The FBI was supposed to honor a rule limiting to gathering data when it was “reasonably likely” to collect foreign intelligence info, but there were “widespread” instances where there focuses were US persons. FBI staff searched for info on a police officer job candidate, college students, possible sources, and a crime victim. It even sifted through the data of 16,000 people, only seven of which had possible links to crime or foreign intelligence info despite FBI claims to the contrary.
That last query was the result of a flawed system, an FBI official said in a briefing. Info appeared in a “preview pane” in such a way that workers were searching without realizing they were sifting through data they weren’t supposed to see. The FBI took steps to prevent that from happening again, the official said, although it wasn’t clear what those were.
The NSA, meanwhile, ignored a procedure preventing the collection of entirely domestic communications in 2019 because they felt it was no longer needed after the agency stopped using a troublesome data gathering method. Personnel didn’t gather any domestic conversations with this violation, according to the Office of the Director of National Intelligence, but it wiped the data regardless.
However, Boasberg stopped short of demanding more corrective steps. He determined that 2019-era “certifications,” or rules governing surveillance, would be enough to curb the violations. Much of the rule-breaking happened before the new safeguards took effect, the judge said.

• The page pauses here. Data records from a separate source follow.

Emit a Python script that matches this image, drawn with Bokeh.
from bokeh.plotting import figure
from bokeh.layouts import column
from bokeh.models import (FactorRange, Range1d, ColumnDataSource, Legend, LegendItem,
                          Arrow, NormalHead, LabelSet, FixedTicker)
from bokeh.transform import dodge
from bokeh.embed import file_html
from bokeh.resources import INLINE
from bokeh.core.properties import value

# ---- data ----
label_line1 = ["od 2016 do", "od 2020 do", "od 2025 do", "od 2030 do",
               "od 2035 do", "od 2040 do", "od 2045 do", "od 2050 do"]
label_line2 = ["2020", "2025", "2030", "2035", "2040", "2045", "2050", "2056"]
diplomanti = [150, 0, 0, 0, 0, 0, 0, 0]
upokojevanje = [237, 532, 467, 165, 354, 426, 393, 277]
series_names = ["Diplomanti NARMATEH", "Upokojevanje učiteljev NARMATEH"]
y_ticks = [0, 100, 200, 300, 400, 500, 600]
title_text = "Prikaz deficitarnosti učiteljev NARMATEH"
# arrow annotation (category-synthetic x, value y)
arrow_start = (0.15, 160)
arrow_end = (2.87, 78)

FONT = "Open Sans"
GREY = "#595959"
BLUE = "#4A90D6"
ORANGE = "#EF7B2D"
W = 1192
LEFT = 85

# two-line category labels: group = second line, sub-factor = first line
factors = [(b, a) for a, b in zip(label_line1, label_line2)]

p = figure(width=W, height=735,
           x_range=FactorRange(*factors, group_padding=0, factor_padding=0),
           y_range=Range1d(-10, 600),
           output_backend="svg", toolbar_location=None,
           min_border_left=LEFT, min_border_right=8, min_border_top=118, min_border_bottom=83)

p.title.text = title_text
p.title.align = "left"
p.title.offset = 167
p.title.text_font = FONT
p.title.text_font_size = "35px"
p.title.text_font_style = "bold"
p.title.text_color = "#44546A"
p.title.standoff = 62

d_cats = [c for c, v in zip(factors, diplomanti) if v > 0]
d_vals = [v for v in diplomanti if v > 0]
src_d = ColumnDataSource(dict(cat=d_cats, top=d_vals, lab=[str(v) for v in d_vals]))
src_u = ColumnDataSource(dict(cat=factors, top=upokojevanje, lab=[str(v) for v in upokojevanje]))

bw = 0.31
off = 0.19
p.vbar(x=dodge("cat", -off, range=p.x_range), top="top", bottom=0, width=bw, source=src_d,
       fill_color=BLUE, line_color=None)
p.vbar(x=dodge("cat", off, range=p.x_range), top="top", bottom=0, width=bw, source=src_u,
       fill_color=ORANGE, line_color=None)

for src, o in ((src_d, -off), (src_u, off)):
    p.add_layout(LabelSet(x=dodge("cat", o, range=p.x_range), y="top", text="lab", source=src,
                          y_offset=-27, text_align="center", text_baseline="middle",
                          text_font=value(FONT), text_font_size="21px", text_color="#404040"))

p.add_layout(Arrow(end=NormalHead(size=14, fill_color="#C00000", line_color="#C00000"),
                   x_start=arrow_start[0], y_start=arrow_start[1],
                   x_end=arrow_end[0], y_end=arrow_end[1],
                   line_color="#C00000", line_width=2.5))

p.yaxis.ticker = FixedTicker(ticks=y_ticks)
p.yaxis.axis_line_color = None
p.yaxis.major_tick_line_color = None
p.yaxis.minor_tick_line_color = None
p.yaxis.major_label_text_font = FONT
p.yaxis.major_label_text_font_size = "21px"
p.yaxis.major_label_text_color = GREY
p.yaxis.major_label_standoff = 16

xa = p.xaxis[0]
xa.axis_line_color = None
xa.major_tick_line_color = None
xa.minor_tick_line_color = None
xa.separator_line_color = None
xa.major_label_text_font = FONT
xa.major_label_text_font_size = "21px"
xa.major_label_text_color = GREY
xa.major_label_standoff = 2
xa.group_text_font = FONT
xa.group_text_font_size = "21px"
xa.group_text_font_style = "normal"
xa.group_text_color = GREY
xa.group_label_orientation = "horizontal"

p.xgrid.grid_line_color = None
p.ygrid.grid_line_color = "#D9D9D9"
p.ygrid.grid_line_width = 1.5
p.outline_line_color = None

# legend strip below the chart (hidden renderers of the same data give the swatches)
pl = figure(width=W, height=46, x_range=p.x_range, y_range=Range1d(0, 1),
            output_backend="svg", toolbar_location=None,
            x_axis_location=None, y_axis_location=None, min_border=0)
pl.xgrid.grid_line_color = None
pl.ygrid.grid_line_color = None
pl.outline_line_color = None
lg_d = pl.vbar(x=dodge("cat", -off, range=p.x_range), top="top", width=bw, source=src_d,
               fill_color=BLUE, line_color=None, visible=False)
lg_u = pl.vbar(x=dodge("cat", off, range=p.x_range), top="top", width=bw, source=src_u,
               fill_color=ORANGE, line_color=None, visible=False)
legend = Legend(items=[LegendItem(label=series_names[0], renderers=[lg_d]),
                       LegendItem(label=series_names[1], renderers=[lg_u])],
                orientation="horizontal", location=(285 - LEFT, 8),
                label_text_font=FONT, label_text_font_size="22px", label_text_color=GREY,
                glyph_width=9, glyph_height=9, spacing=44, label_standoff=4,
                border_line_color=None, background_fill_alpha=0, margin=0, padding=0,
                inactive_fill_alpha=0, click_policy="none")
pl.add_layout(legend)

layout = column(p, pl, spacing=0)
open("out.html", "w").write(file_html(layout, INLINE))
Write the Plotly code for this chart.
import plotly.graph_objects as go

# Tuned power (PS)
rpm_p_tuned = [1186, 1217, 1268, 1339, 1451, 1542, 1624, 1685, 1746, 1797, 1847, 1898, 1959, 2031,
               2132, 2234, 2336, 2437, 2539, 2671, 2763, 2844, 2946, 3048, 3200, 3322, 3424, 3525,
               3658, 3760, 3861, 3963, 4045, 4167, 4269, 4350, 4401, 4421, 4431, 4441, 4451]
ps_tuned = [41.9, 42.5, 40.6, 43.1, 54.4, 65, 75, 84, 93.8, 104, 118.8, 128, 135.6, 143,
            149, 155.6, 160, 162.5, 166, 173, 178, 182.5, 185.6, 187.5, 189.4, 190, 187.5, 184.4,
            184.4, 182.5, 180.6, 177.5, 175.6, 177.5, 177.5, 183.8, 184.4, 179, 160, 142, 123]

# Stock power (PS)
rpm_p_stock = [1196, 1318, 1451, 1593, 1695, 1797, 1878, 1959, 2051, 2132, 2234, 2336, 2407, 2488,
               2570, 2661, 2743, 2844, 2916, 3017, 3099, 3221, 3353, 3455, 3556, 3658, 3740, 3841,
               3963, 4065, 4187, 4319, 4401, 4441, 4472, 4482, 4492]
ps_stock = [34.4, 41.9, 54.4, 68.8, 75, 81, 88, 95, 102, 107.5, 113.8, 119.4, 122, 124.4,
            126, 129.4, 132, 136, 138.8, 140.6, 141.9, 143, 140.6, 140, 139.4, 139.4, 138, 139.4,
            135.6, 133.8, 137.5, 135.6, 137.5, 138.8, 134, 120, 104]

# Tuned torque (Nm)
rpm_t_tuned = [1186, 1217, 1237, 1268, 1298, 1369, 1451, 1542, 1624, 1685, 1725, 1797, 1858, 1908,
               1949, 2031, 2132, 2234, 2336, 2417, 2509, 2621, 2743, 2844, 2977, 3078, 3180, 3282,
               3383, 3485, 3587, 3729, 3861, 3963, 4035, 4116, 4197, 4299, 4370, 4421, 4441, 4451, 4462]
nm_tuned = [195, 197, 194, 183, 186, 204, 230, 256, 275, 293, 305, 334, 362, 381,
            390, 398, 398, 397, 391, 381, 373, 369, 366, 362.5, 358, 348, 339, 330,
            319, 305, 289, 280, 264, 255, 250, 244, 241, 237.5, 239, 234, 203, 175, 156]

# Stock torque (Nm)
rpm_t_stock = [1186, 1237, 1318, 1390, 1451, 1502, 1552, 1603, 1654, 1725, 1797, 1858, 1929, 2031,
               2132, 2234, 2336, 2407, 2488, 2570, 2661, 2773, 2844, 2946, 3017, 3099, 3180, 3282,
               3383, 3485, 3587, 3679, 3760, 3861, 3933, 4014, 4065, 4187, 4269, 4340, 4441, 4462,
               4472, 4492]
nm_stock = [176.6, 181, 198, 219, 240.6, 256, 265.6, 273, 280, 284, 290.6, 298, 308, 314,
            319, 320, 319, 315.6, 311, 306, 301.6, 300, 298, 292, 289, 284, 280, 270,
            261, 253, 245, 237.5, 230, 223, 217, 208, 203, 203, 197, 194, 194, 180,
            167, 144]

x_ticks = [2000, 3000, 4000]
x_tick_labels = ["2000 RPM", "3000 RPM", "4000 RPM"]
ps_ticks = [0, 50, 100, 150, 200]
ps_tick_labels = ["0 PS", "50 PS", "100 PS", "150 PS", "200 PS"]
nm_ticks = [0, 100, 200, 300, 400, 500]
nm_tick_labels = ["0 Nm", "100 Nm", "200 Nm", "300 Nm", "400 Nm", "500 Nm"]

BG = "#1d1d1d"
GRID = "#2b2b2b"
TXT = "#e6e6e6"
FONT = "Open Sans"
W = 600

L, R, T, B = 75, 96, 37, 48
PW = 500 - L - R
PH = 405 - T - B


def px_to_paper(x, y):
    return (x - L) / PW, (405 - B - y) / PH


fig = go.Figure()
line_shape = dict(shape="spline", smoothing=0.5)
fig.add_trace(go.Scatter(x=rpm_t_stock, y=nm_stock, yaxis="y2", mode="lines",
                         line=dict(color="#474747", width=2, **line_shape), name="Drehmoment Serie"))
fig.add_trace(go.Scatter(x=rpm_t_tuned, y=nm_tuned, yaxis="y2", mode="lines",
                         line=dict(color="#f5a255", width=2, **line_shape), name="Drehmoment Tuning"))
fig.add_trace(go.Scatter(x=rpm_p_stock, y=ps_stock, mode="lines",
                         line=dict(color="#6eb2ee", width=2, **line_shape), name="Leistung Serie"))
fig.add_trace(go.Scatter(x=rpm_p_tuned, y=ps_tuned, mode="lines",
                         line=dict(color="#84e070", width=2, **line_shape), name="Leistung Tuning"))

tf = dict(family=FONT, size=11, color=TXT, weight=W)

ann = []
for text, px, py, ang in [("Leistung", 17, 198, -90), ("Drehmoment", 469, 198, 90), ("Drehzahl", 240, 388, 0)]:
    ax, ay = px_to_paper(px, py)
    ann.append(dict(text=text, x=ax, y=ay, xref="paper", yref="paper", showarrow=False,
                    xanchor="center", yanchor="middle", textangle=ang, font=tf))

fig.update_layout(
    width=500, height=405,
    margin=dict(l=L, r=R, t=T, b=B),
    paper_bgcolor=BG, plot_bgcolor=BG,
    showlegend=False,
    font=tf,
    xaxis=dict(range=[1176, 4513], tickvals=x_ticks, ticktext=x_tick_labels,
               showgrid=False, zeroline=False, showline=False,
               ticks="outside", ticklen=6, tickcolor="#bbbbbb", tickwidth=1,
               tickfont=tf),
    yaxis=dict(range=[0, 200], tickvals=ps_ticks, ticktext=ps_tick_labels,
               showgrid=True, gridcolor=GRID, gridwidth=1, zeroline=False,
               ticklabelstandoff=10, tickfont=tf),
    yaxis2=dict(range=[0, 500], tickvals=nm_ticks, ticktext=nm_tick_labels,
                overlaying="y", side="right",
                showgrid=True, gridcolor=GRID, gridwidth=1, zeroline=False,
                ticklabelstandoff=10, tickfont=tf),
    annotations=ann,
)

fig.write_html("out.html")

While that suggests there might be fewer violations going forward, it also assumes the government’s position is accurate and complete. Whether or not it is, the findings also underscore a pattern of illegal data gathering at these organizations. Outlets like the FBI and NSA have repeatedly searched for intelligence that was primarily or exclusively focused on Americans, and it’s not clear the recent protections will completely stop those practices.